Иосиф Бродский принят новой Россией, разумеется, не с таким почетом, как Солженицын, но все же – принят. Признанным, уважаемым литератором является Ефим Эткинд (несмотря на унизительные процедуры возвращения ему регалий в нашем "Герцена" в 1989-м и 1994-м годах – это отдельная, другая история). Архив его находится в петербургской Российской национальной библиотеке имени М. Е. Салтыкова-Щедрина. В Петербурге в Европейском университете учреждена Международная премия имени Ефима Эткинда.

Но по-прежнему с трудом протискивается в Россию Фридрих Горенштейн. "Возможно, со времен Бунина страну не покидал писатель столь крупного дарования, – писал Юрий Клепиков, – сомнительное утверждение? Никому не навязываю. Не упущу упомянуть об одном совпадении. Оба стали эмигрантами в сорок восемь лет. Возраст могучей творческой зрелости. Разность в реальном положении чудовищна по своему драматизму.
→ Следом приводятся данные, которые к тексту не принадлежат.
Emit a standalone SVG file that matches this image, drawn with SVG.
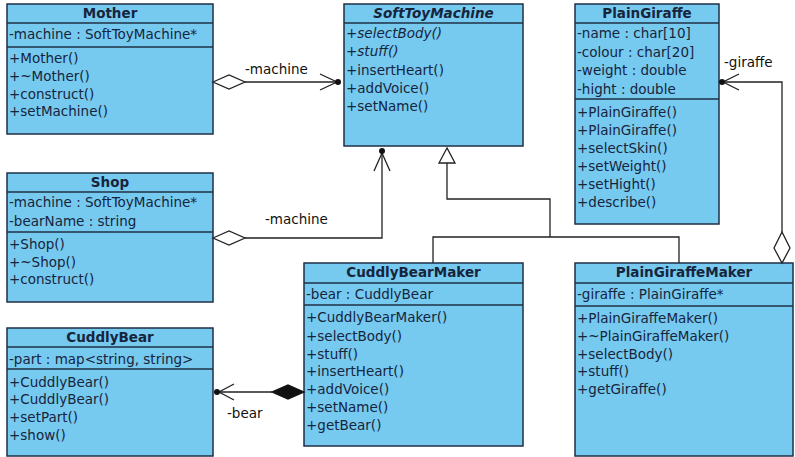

Бунин европейски известен, академик словесности, автор не один раз изданных собраний сочинений. Горенштейн опубликовал за двадцать лет работы один-единственный рассказ. А его романы, повести, пьесы, способные составить большое имя, спрятаны в сундуке. Не знаю, как всё это оказалось на Западе. Легко догадаться, скольких седых волос это стоило писателю". (“Октябрь”, 2002, 9).

Между тем, тяжелый маятник часов качается из стороны в сторону, отбивая неумолимые удары, наперекор превратностям судьбы, а друзья писателя, вдохновившие меня на создание книги "Я – писатель незаконный…" (во втором издании – "Плацкарты и контрамарки", третье с названием "Берлинские записки о Фридрихе Горентшейне" вышло впервые в России в конце 2010 года), все еще ожидают чуда нового рождения Фридриха Горенштейна.

Возникает вопрос: а как к возвращению творчества Горенштейна в Россию относится "Дом Русского Зарубежья имени Солженицына" и в особенности его Отдел литературы и печатного дела Российского Зарубежья, собирается ли проявить инициативу? Разумеется, не все могут знать учреждения. Могут и не знать.

Способ, как творил Создатель,
Что считал он боле кстати,
Знать не может председатель
Комитета о печати.

А.К. Толстой, конечно, прав: не все могут знать люди и учреждения. Однако, заглянув на сайт "Дома Русского Зарубежья" и ознакомившись с его деятельностью, охватывающей и курирующей русскую культуру чуть ли не всего земного шара, усомнилась я в их неосведомленности и заподозрила в тенденциозности, ибо размах деятельности учреждения напоминает даже и тютчевскую "Русскую географию":

От Нила до Невы, от Эльбы до Китая,
От Волги по Евфрат, от Ганга до Дуная...

Если бы знать, как взирает на всё это мой любимый литератор Ефим Эткинд с Елисейского поля Гомера, что на берегу Океана с его неумолчным шумом неистовых волн, напоминающем о первобытном хаосе? Может быть, что-то нашептывает ему Океан? Доволен он или недоволен плодами трудов своих и страданий, или же что-то тревожит его в распределении регалий для крупнейших русских литераторов, изгнанных из Советской России?

И утешеньем служит мне надежда: в иных мирах для лучших из лучших все же есть "литературный" уголок, где все равны перед законами искусства. Его узрел в своих видениях Данте. Это – "novile castello", благородный Лимб. Там автор "Илиады" всегда держит в правой руке меч – символ первенства в эпической поэзии. Гомер – монарх поэтов многолетний, сатирик наш Гораций вслед идет, Овидий – третий и Лукан последний. И каждый имя гордое несет. (из перевода русского интерпретатора "Комедии" Маранцмана). Великолепная перспектива для истинного литератора: беседа благородных теней в благородном замке, там, где завтрашний день неотличим от вчерашнего, или же от сегодняшнего. Дискуссия о сущности истинного искусства, которой не будет конца.

Берлин

09.16.2010.

1. А. Берзер. Сталин и литература. Звезда, №11, 1995. Вступительная статья редактора "Нового мира" тех лет Инны Борисовой. Инна Борисова была другом Фридриха Горенштейна.